I have dwelt long on the Mendelssohn, for the simple reason that it constituted a major event in both scholarly and performance terms. The same could not really be said for the Brahms German Requiem that followed. Both soloists had cancelled, leaving soprano Elizabeth Watts to deputise for Barbara Bonney, and baritone Stéphane Degout for Teddy Tahu Rhodes.

The young French Canadian conductor Yannick Nézet-Séguin (Musical Director of the Rotterdam Philharmonic since 2008 - see interview here. Ed)  who had accompanied the Mendelssohn so well, was perhaps less impressive when faced with Brahms’ great edifice. Much individual detail was excellent, from the well-shaped initial string phrases to the transparently-rendered scoring. Yet the long-range structural thought this piece so demands was largely absent. Only when the chorus entered in the second movement could one get even an inkling of the huge crescendo that Brahms is actioning. The inherent tension of the movement’s opening was absent. A sequence of point-making gestures throughout the interpretation seemed painted on to the score, interrupting its smooth progress. The best movement was the fourth, “Wie lieblich sind die Wohnungen”, which flowed uninterruptedly and had an apt lightness about it, but interpretatively this was a weak German Requiem.

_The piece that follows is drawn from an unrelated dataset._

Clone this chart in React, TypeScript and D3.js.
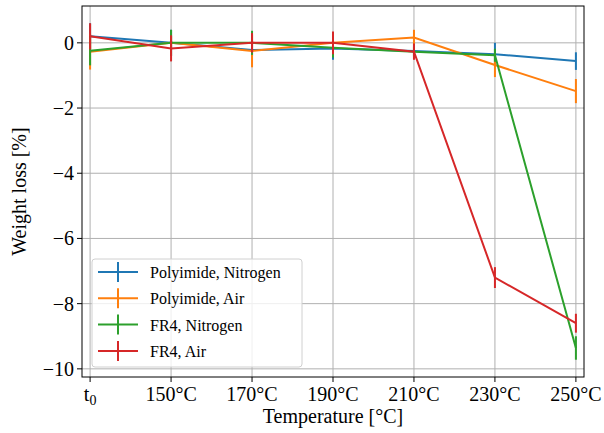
import React from "react";
import * as d3 from "d3";

const categories = ["t0", "150°C", "170°C", "190°C", "210°C", "230°C", "250°C"];
const yTicks = [0, -2, -4, -6, -8, -10];

const seriesNames = ["Polyimide, Nitrogen", "Polyimide, Air", "FR4, Nitrogen", "FR4, Air"];
const colors = ["#1f77b4", "#ff7f0e", "#2ca02c", "#d62728"];

const polyimideNitrogen = [0.2, 0.0, -0.22, -0.17, -0.25, -0.35, -0.56];
const polyimideNitrogenErr = [0.4, 0.4, 0.2, 0.35, 0.2, 0.35, 0.27];
const polyimideAir = [-0.27, 0.0, -0.25, 0.0, 0.16, -0.68, -1.48];
const polyimideAirErr = [0.55, 0.2, 0.5, 0.2, 0.24, 0.37, 0.37];
const fr4Nitrogen = [-0.24, 0.0, 0.0, -0.15, -0.27, -0.38, -9.36];
const fr4NitrogenErr = [0.45, 0.4, 0.37, 0.3, 0.15, 0.2, 0.36];
const fr4Air = [0.2, -0.17, 0.0, 0.0, -0.27, -7.2, -8.6];
const fr4AirErr = [0.4, 0.4, 0.3, 0.35, 0.25, 0.32, 0.29];

const values = [polyimideNitrogen, polyimideAir, fr4Nitrogen, fr4Air];
const errors = [polyimideNitrogenErr, polyimideAirErr, fr4NitrogenErr, fr4AirErr];

const W = 604;
const H = 433;
const M = { left: 82, right: 584, top: 6, bottom: 377 };
const FONT = "'Liberation Serif', 'Times New Roman', serif";

export default function App() {
  const x = d3.scaleLinear().domain([-0.1, 6.1]).range([M.left, M.right]);
  const y = d3.scaleLinear().domain([-10.25, 1.13]).range([M.bottom, M.top]);
  const line = d3
    .line<number>()
    .x((_, i) => x(i))
    .y((d) => y(d));

  return (
    <svg width={W} height={H} style={{ position: "absolute", left: 0, top: 0 }}>
      <rect x={0} y={0} width={W} height={H} fill="white" />
      {/* grid */}
      {categories.map((_, i) => (
        <line key={"gx" + i} x1={x(i)} x2={x(i)} y1={M.top} y2={M.bottom} stroke="#b0b0b0" strokeWidth={1} />
      ))}
      {yTicks.map((t) => (
        <line key={"gy" + t} x1={M.left} x2={M.right} y1={y(t)} y2={y(t)} stroke="#b0b0b0" strokeWidth={1} />
      ))}
      {/* series */}
      {values.map((vals, s) => (
        <g key={"s" + s}>
          <path d={line(vals) || ""} fill="none" stroke={colors[s]} strokeWidth={2} />
          {vals.map((v, i) => (
            <line
              key={i}
              x1={x(i)}
              x2={x(i)}
              y1={y(v + errors[s][i])}
              y2={y(v - errors[s][i])}
              stroke={colors[s]}
              strokeWidth={2}
            />
          ))}
        </g>
      ))}
      {/* spines */}
      <rect x={M.left} y={M.top} width={M.right - M.left} height={M.bottom - M.top} fill="none" stroke="black" strokeWidth={1} />
      {/* x ticks */}
      {categories.map((c, i) => (
        <g key={"xt" + i}>
          <line x1={x(i)} x2={x(i)} y1={M.bottom} y2={M.bottom + 5} stroke="black" strokeWidth={1} />
          <text x={x(i)} y={M.bottom + 24} textAnchor="middle" fontFamily={FONT} fontSize={20}>
            {c === "t0" ? (
              <>
                t<tspan fontSize={14} dy={4}>0</tspan>
              </>
            ) : (
              c
            )}
          </text>
        </g>
      ))}
      {/* y ticks */}
      {yTicks.map((t) => (
        <g key={"yt" + t}>
          <line x1={M.left - 5} x2={M.left} y1={y(t)} y2={y(t)} stroke="black" strokeWidth={1} />
          <text x={M.left - 8} y={y(t) + 7} textAnchor="end" fontFamily={FONT} fontSize={20}>
            {t < 0 ? "\u2212" + Math.abs(t) : String(t)}
          </text>
        </g>
      ))}
      {/* axis labels */}
      <text x={(M.left + M.right) / 2} y={423} textAnchor="middle" fontFamily={FONT} fontSize={20}>
        Temperature [°C]
      </text>
      <text
        transform={`translate(26, ${(M.top + M.bottom) / 2}) rotate(-90)`}
        textAnchor="middle"
        fontFamily={FONT}
        fontSize={20}
      >
        Weight loss [%]
      </text>
      {/* legend */}
      <g>
        <rect x={92} y={259} width={210} height={108} rx={3} fill="white" fillOpacity={0.8} stroke="#d0d0d0" strokeWidth={1} />
        {seriesNames.map((n, s) => {
          const ly = 272 + s * 26.3;
          return (
            <g key={"lg" + s}>
              <line x1={98} x2={138} y1={ly} y2={ly} stroke={colors[s]} strokeWidth={2} />
              <line x1={118} x2={118} y1={ly - 10} y2={ly + 10} stroke={colors[s]} strokeWidth={2} />
              <text x={150} y={ly + 6} fontFamily={FONT} fontSize={16}>
                {n}
              </text>
            </g>
          );
        })}
      </g>
    </svg>
  );
}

The choir was superb, though, always well balanced and uniformly strong in all registers. Perhaps one could isolate the sopranos for special praise for their beautiful tone and unanimity in the final movement.

One felt for the soloists, of course, but still it needs to be recorded that Degout’s voice was generally fine but lacked depth and he did not have the measure of the acoustic (one wonders how much notice was given, and how much rehearsal they enjoyed), while Watts exhibited a quick (but not too distracting) vibrato for “Ich habt nun Traurigkeit”.